Camera-friendly clothing choices differ from in-person. Solid, mid-tone colors (navy, forest green, medium gray) read well on camera. Avoid narrow stripes and busy patterns that create visual noise or moiré effects. Ensure the background is uncluttered and test how fabrics reflect light—silk or satin can introduce glare.

Pay attention to framing: sit far enough from the camera to show shoulders and upper torso so gestures are visible and posture is correct. Use simple, minimal jewelry to avoid reflections.

Practical or Skills-Based Assessments

If the interview includes a physical demonstration—such as a fitness instructor or a chef—dress in clean, role-appropriate attire for the demonstration portion and maintain a professional look for any conversational components. Clarify expectations ahead of time if possible.

Panel or Interviewing With Multiple Stakeholders

When multiple interviewers are involved, aim for a neutral, versatile look that reads well across demographics. Layers are helpful: a jacket can be removed if the room is warm, or kept on for a polished presence. Avoid extremes that might alienate any stakeholder.

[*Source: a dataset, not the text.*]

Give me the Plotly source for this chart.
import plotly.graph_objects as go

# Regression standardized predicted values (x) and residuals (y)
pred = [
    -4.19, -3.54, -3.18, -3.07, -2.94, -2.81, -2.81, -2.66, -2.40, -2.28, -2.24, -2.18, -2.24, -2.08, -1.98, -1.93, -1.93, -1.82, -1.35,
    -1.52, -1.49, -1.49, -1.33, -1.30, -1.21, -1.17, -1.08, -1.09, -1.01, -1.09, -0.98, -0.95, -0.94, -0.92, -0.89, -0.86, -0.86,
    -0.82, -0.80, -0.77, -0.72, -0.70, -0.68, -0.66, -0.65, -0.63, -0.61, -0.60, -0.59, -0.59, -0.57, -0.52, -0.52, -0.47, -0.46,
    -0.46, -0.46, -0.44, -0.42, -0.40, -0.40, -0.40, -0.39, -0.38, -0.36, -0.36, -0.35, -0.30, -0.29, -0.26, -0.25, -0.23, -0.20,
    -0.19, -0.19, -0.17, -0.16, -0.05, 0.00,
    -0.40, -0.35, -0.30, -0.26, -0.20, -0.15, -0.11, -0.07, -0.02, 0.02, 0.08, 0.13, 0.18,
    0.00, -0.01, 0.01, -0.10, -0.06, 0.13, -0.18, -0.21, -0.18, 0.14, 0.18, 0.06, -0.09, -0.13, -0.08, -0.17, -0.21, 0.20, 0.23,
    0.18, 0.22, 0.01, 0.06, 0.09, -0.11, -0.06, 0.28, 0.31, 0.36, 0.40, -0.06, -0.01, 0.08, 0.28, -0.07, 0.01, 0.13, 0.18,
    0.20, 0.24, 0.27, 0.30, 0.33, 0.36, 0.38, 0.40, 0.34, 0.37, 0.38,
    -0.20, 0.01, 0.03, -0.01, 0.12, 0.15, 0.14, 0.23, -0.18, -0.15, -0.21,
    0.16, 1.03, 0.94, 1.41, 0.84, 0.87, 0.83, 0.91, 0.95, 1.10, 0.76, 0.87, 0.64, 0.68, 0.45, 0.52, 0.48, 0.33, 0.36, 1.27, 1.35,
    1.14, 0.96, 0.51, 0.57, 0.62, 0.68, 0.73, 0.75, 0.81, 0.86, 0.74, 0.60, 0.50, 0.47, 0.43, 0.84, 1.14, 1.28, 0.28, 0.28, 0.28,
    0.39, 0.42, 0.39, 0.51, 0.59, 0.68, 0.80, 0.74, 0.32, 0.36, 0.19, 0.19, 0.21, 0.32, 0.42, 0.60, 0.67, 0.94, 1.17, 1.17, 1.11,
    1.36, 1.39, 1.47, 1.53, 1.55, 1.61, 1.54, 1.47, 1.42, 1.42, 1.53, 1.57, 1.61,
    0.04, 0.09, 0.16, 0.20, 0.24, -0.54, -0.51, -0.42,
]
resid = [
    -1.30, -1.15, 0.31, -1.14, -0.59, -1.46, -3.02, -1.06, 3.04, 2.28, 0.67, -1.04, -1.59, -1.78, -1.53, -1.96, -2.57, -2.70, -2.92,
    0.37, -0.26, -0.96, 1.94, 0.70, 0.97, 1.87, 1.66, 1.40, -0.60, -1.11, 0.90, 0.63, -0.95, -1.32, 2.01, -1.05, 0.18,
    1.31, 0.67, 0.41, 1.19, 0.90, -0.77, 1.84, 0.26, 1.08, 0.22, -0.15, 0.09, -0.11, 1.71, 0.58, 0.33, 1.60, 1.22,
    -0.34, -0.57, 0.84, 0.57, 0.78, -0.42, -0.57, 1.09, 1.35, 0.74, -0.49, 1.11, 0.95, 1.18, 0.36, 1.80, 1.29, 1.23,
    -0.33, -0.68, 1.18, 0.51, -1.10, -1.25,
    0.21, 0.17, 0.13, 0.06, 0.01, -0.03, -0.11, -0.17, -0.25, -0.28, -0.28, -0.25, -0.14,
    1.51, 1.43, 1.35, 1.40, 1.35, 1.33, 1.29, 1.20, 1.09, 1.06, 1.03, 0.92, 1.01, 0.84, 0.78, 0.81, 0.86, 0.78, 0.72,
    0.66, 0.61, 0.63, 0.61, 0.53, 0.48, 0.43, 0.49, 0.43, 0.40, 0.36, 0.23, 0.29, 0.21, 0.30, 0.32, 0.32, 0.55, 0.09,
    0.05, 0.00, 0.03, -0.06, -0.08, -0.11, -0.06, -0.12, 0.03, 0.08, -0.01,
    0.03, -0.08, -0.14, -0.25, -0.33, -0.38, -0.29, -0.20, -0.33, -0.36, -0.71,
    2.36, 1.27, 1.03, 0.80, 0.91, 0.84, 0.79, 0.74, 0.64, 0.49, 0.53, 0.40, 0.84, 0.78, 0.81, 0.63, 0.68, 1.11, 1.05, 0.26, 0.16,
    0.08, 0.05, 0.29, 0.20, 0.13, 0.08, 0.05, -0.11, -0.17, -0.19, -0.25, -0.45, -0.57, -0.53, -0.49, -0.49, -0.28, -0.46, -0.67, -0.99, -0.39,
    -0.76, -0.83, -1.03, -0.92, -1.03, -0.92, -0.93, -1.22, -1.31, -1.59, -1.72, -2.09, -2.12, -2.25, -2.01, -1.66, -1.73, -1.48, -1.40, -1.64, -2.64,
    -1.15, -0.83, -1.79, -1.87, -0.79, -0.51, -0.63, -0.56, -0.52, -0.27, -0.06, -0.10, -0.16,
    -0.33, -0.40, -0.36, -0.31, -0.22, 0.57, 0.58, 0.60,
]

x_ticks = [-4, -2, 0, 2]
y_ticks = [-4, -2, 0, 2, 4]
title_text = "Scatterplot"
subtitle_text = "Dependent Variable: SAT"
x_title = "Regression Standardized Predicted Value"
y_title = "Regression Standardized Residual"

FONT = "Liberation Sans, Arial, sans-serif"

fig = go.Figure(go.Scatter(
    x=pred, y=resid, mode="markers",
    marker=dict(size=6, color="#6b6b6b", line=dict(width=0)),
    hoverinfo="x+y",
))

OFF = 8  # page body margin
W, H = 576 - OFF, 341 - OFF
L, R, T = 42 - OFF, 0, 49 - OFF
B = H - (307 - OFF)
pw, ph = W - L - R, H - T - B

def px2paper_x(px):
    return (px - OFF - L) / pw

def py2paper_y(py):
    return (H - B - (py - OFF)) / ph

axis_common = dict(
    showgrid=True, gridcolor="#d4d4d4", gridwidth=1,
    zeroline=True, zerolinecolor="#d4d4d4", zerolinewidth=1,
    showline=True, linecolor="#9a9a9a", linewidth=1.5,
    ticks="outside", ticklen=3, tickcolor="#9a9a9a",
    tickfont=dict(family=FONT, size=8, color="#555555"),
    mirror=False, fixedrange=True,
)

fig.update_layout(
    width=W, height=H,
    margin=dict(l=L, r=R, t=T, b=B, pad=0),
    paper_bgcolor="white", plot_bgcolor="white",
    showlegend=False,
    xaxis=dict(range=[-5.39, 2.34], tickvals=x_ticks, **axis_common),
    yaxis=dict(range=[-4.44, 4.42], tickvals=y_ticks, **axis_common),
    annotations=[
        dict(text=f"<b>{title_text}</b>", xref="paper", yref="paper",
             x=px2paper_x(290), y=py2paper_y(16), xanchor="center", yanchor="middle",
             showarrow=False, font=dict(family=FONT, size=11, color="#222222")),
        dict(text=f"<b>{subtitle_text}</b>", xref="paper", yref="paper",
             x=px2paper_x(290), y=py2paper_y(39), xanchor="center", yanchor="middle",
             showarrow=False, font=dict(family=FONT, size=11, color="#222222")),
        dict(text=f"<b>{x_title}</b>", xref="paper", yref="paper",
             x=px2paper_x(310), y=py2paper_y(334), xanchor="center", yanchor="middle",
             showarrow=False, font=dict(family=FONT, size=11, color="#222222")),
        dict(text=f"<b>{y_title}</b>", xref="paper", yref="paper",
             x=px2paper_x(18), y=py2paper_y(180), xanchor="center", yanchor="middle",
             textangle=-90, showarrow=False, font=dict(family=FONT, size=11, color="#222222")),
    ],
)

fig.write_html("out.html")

Outfit Blueprints by Formality and Role

Below are practical outfit templates that work reliably when tailored for your body and the organization’s culture. These aren’t fashion formulas; they’re functional blueprints designed to minimize decision fatigue and keep attention on your qualifications.

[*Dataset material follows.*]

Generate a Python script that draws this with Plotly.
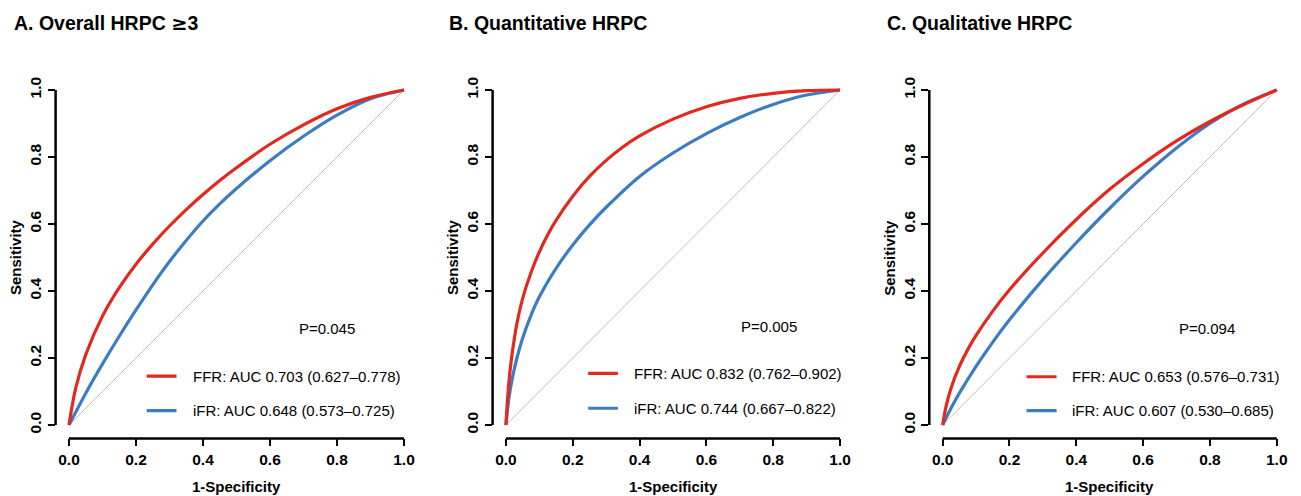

Business Formal / Executive Roles

A dark, well-tailored suit (navy, charcoal, or black for certain markets) paired with a light shirt or blouse. For men, a conservative tie and polished closed-toe shoes. For women, a tailored dress or skirt suit with modest heels or flats. Keep jewelry minimal and hair neatly styled. This blueprint signals authority and readiness for leadership responsibilities.

Business Casual / Client-Facing But Relaxed

Dress trousers or a knee-length skirt with a button-down or blouse, and a blazer optional depending on cues. For men, a collared shirt and optional knit tie; for women, a smart dress with a cardigan or blazer. Quality footwear—clean loafers, oxfords, or conservative heels—completes the look. This signals that you take your role seriously but can adapt to a modern workplace.

Casual / Startup and Tech

Smart, polished casual is the aim. Dark, non-distressed jeans or chinos, a neat shirt, and a blazer or structured sweater. Clean sneakers or casual leather shoes that are tidy and modern. Avoid hoodies or overtly casual pieces for interviews; “polished casual” maintains professional intent while matching the cultural vibe.

Creative Roles

Use neutral foundations and add a purposeful, tasteful accent piece—an artistic scarf, a textured blazer, or a distinctive but understated accessory. The goal is to show creative taste without losing clarity. Fit and grooming remain essential.

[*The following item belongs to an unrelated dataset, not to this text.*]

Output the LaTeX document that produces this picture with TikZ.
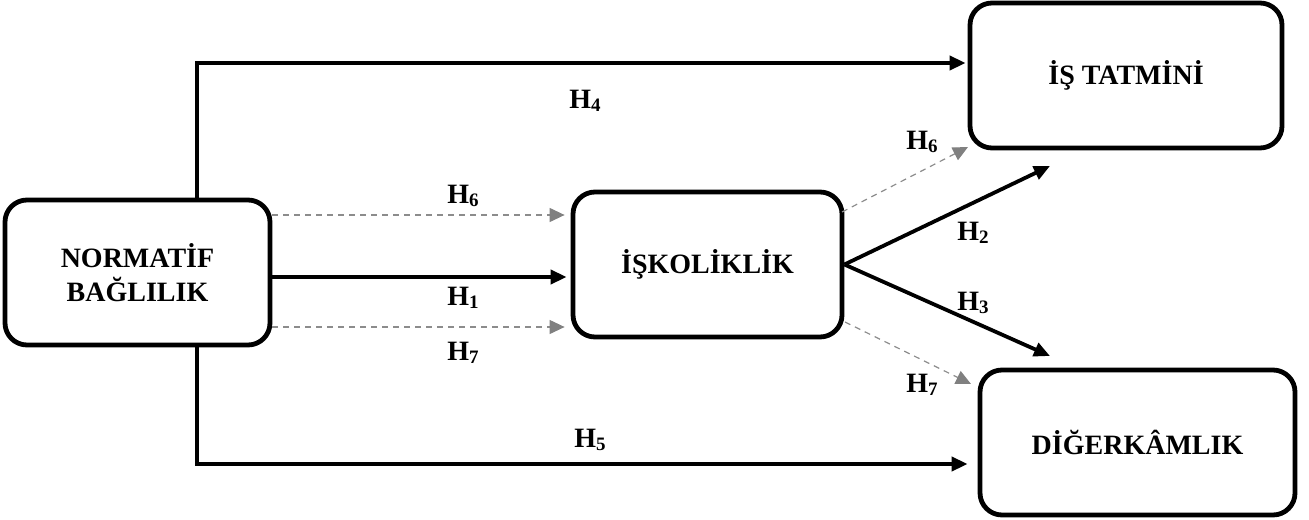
\documentclass[tikz,border=0pt]{standalone}
\usepackage{fontspec}
\setmainfont{Liberation Serif}
\usetikzlibrary{arrows.meta}
\tikzset{
  box/.style={draw, line width=2.4pt, rounded corners=11pt, align=center,
    font=\fontsize{14}{17}\selectfont\bfseries, inner sep=0pt},
  mainarrow/.style={line width=1.9pt, line join=miter, -{Triangle[length=8pt,width=7pt]}},
  medarrow/.style={draw=gray!90, line width=0.6pt, dash pattern=on 3pt off 2.5pt,
    -{Triangle[length=7.5pt,width=7pt,color=gray]}},
  hlabel/.style={font=\fontsize{14}{17}\selectfont\bfseries, inner sep=1pt}
}
\newcommand{\hyp}[1]{H\raisebox{-0.25ex}{\fontsize{9.5}{10}\selectfont #1}}
\begin{document}
\begin{tikzpicture}[x=0.5pt,y=-0.5pt]
\useasboundingbox (0,0) rectangle (1309,519);

% constructs
\node[box, minimum width=132.5pt, minimum height=72.5pt] (N) at (137.5,272.5) {NORMATİF\\BAĞLILIK};
\node[box, minimum width=134.5pt, minimum height=72.5pt] (I) at (707.5,264.5) {İŞKOLİKLİK};
\node[box, minimum width=156pt, minimum height=72.5pt] (T) at (1126,75.5) {İŞ TATMİNİ};
\node[box, minimum width=157.5pt, minimum height=72.5pt] (D) at (1137.5,442.5) {DİĞERKÂMLIK};

% free ends of the paths leaving İŞKOLİKLİK
\coordinate (t2) at (1050,166);
\coordinate (d3) at (1050,356);
\coordinate (t6) at (968,147);
\coordinate (d7) at (971,384);
\coordinate (i6) at (842,212);
\coordinate (i7) at (845,322);

% NORMATİF BAĞLILIK -> İŞKOLİKLİK
\draw[medarrow, shorten >=3pt] (N.east |- 0,215) -- (I.west |- 0,215);
\draw[mainarrow, shorten >=2pt] (N.east |- 0,277) -- (I.west |- 0,277);
\draw[medarrow, shorten >=3pt] (N.east |- 0,327) -- (I.west |- 0,327);

% direct paths around the mediator
\draw[mainarrow, shorten >=1pt] (N.north -| 197,0) -- (197,63) -- (T.west |- 0,63);
\draw[mainarrow, shorten >=5pt] (N.south -| 197,0) -- (197,464) -- (D.west |- 0,464);

% İŞKOLİKLİK -> outcomes
\draw[mainarrow] (I.east) -- (t2);
\draw[mainarrow] (I.east) -- (d3);
\draw[medarrow] (i6) -- (t6);
\draw[medarrow] (i7) -- (d7);

% hypothesis labels
\node[hlabel] (h4) at (585,101) {\hyp{4}};
\node[hlabel] (h5) at (590,440) {\hyp{5}};
\node[hlabel] (h6a) at (463,196) {\hyp{6}};
\node[hlabel] (h1) at (463,298) {\hyp{1}};
\node[hlabel] (h7a) at (463,353) {\hyp{7}};
\node[hlabel] (h6b) at (922,142) {\hyp{6}};
\node[hlabel] (h2) at (973,233) {\hyp{2}};
\node[hlabel] (h3) at (973,303) {\hyp{3}};
\node[hlabel] (h7b) at (922,385) {\hyp{7}};
\end{tikzpicture}
\end{document}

Field, Uniform, or Practical Roles

When the job requires a uniform or physical work, ask whether a portion of the interview will involve hands-on tasks. For the conversational portion, wear business casual or a step above; for practical demonstrations, wear appropriate clean workwear that demonstrates competence and safety awareness.

Color Guide: What Works And What To Avoid

Colors are shorthand for professional attributes. Use them intentionally.

  • Blue: Trustworthy and calming—excellent for most interviews.
  • Gray/Charcoal: Logical, measured, analytical.
  • White/Cream: Clean, detail-oriented—but ensure fabric won’t show sweat.
  • Black: Powerful; best for senior roles or formal industries—avoid overuse in situations where authority could be read as aloof.
  • Navy: A safe, versatile alternative to black with softer authority.
  • Accent Colors: Burgundy, muted green, or muted teal can add personality when used sparingly.

Avoid: Bright orange, loud multi-patterns, and overly saturated red unless you are intentionally signaling boldness and know the culture supports it. Brown can feel too passive in fast-paced industries. Patterns should be minimal; busy prints distract.

(Use the quick color checklist below if you want a short reference.)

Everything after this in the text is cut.